Le président algérien voudrait donc des paroles plus claires. Des excuses en bonne et due forme: pour les 132 ans d’occupation, pour les terribles massacres de Sétif le 8 mai 1945. Les Algériens veulent aussi des excuses et des explications sur les disparus de la guerre entre 1954 et 1962. Ils parlent de 2200 disparus. Il voudrait enfin des excuses pour les essais nucléaires français dans le sud algérien dans les années 50. 

Attaquer la France... pour rassembler? 

L'Algérie réclame aussi des gestes. La France en a fait un premier, en rendant à l’Algérie 24 crânes conservés à Paris depuis près de 200 ans. C’est une histoire incroyable qui a eu un énorme retentissement ce week-end.

Ce sont les têtes des premiers résistants à l’invasion française dans les années 1830-1840: ces chefs de tribu se sont opposés à l’arrivée des premiers colons. À l’époque, ils avaient été arrêtés, fusillés puis décapités. Et les têtes de ces chefs rebelles avaient été envoyées à Paris comme des "trophées de guerre". Depuis, elles étaient dans les caves du Musée de l’Homme au Trocadéro, à Paris. 

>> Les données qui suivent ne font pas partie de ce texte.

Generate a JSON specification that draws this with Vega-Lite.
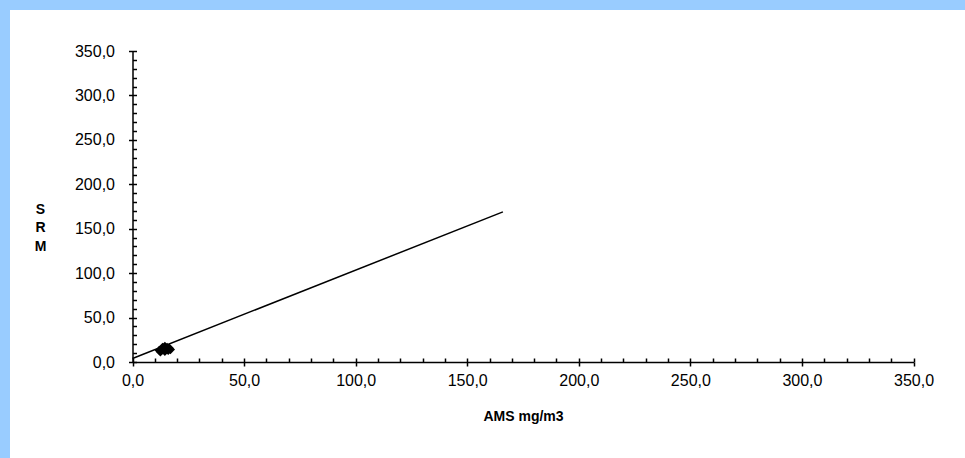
{
  "$schema": "https://vega.github.io/schema/vega-lite/v6.json",
  "width": 955,
  "height": 448,
  "padding": {"left": 10, "top": 10, "right": 0, "bottom": 0},
  "autosize": {"type": "none"},
  "background": "#99CCFF",
  "config": {
    "view": {"fill": "white", "stroke": null},
    "axis": {
      "grid": false,
      "domainColor": "black",
      "domainWidth": 1.5,
      "tickColor": "black",
      "tickWidth": 1.5,
      "labelFont": "Liberation Sans",
      "labelFontSize": 16,
      "labelColor": "black",
      "labelFlush": false,
      "titleFont": "Liberation Sans",
      "titleFontSize": 14,
      "titleFontWeight": "bold",
      "titleColor": "black"
    }
  },
  "datasets": {
    "fit": [
      {"ams": 0, "srm": 4},
      {"ams": 166, "srm": 169}
    ],
    "points": [
      {"ams": 12, "srm": 13},
      {"ams": 12.5, "srm": 11.5},
      {"ams": 13, "srm": 14},
      {"ams": 13.5, "srm": 13.5},
      {"ams": 14, "srm": 15.5},
      {"ams": 14.5, "srm": 12},
      {"ams": 15, "srm": 14.5},
      {"ams": 15.5, "srm": 16.5},
      {"ams": 16, "srm": 13},
      {"ams": 16.5, "srm": 15.5},
      {"ams": 17, "srm": 14},
      {"ams": 13.5, "srm": 16.5},
      {"ams": 14.5, "srm": 17.5}
    ]
  },
  "layer": [
    {
      "data": {"name": "fit"},
      "mark": {"type": "line", "color": "black", "strokeWidth": 1.5},
      "encoding": {
        "x": {
          "field": "ams", "type": "quantitative",
          "scale": {"domain": [0, 350], "range": [122.5, 903.5], "nice": false, "zero": false},
          "axis": {
            "orient": "bottom",
            "offset": -96,
            "values": [0, 50, 100, 150, 200, 250, 300, 350],
            "tickSize": 4,
            "labelPadding": 6,
            "labelExpr": "replace(format(datum.value, '.1f'), '.', ',')",
            "title": "AMS mg/m3",
            "titleX": 513,
            "titleY": 54,
            "titleBaseline": "middle",
            "titleAnchor": null
          }
        },
        "y": {
          "field": "srm", "type": "quantitative",
          "scale": {"domain": [0, 350], "range": [352, 41], "nice": false, "zero": false},
          "axis": {
            "orient": "left",
            "offset": -122.5,
            "values": [0, 50, 100, 150, 200, 250, 300, 350],
            "tickSize": 4,
            "labelPadding": 14,
            "labelExpr": "replace(format(datum.value, '.1f'), '.', ',')",
            "title": ["S", "R", "M"],
            "titleAngle": 0,
            "titleAlign": "center",
            "titleBaseline": "middle",
            "titleLineHeight": 18.5,
            "titleX": -92.5,
            "titleY": 199
          }
        }
      }
    },
    {
      "data": {"name": "points"},
      "mark": {"type": "point", "shape": "diamond", "filled": true, "color": "black", "size": 85, "opacity": 1},
      "encoding": {
        "x": {
          "field": "ams", "type": "quantitative",
          "scale": {"domain": [0, 350], "range": [122.5, 903.5], "nice": false, "zero": false},
          "axis": {
            "orient": "bottom",
            "offset": -96,
            "values": [0, 10, 20, 30, 40, 50, 60, 70, 80, 90, 100, 110, 120, 130, 140, 150, 160, 170, 180, 190, 200, 210, 220, 230, 240, 250, 260, 270, 280, 290, 300, 310, 320, 330, 340, 350],
            "tickSize": -4,
            "labels": false,
            "domain": false,
            "title": null
          }
        },
        "y": {
          "field": "srm", "type": "quantitative",
          "scale": {"domain": [0, 350], "range": [352, 41], "nice": false, "zero": false},
          "axis": {
            "orient": "left",
            "offset": -122.5,
            "values": [0, 10, 20, 30, 40, 50, 60, 70, 80, 90, 100, 110, 120, 130, 140, 150, 160, 170, 180, 190, 200, 210, 220, 230, 240, 250, 260, 270, 280, 290, 300, 310, 320, 330, 340, 350],
            "tickSize": -4,
            "labels": false,
            "domain": false,
            "title": null
          }
        }
      }
    }
  ],
  "resolve": {"axis": {"x": "independent", "y": "independent"}}
}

Finalement, ces crânes ont été rendus aux Algériens et ont reçu ce week-end un accueil incroyable. Tous les bateaux du port d’Alger ont fait hurler leurs sirènes. Un défilé aérien a survolé la cérémonie. Les honneurs militaires ont été rendus aux 24 cercueils: le président algérien s’est longtemps incliné devant leurs passages, avant leur inhumation dimanche au cimetière des martyrs. 

Les Algériens voudraient aussi récupérer un canon qui gardait le port d’Alger depuis le 15ème siècle. Il avait même détruit une partie de la flotte de Charles Quint en 1541. Lorsque les Français ont pris Alger en 1830, ils ont confisqué le canon et l’ont ramené à Brest. Il y est toujours érigé comme une colonne avec un coq à son sommet.

Les Algériens voudraient aussi récupérer des documents de l’Etat civil d’avant la colonisation et que les derniers militaires français avaient emporté en quittant le pays. Des archives qui font partie de l’histoire algérienne et dorment quelque part à Paris. Tous ces dossiers restent hyper sensibles.

"Président cocaïne"

Presque 60 ans après l'indépendance, on a l’impression que rien n’est réglé les deux côtés de la Méditerranée. En France, on a un problème avec l’enseignement de l’histoire de cette période. Emmanuel Macron estime que l’on a "écrasé" les questions et que l’on n'a pas travaillé sur la "mémoire". Il aimerait bien être celui qui règle le problème, comme Chirac avait su reconnaître les responsabilités françaises dans la déportation des Juifs. 

Et côté algérien, s’en prendre à la France, c’est le meilleur moyen de rassembler, surtout en période de contestation. En effe: ce président, Abdelmadjid Tebboune, n’est élu que depuis 6 mois, mais il est déjà très impopulaire.

Il fait face aux manifestations de la jeunesse presque tous les vendredis. Les jeunes qui l’appellent le "président cocaïne". Parce que son fils est accusé d’avoir importé 700 kilos de cocaïne. Emprisonné, il a été finalement acquitté et relâché juste après l'élection de son père. 

Bref, tout ça pour dire que ceux qui demandent aujourd’hui des excuses à la France, ne sont pas des enfants de chœur, ni des démocrates. Ce sont les représentants d’un régime militaire, autoritaire, et corrompu en place depuis 58 ans et premier responsable de la misère du pays. Ce n’est pas à ce régime que la France doit des excuses. C’est plutôt au peuple algérien et c’est aussi pour nous qu’il faudrait mieux connaître cette histoire.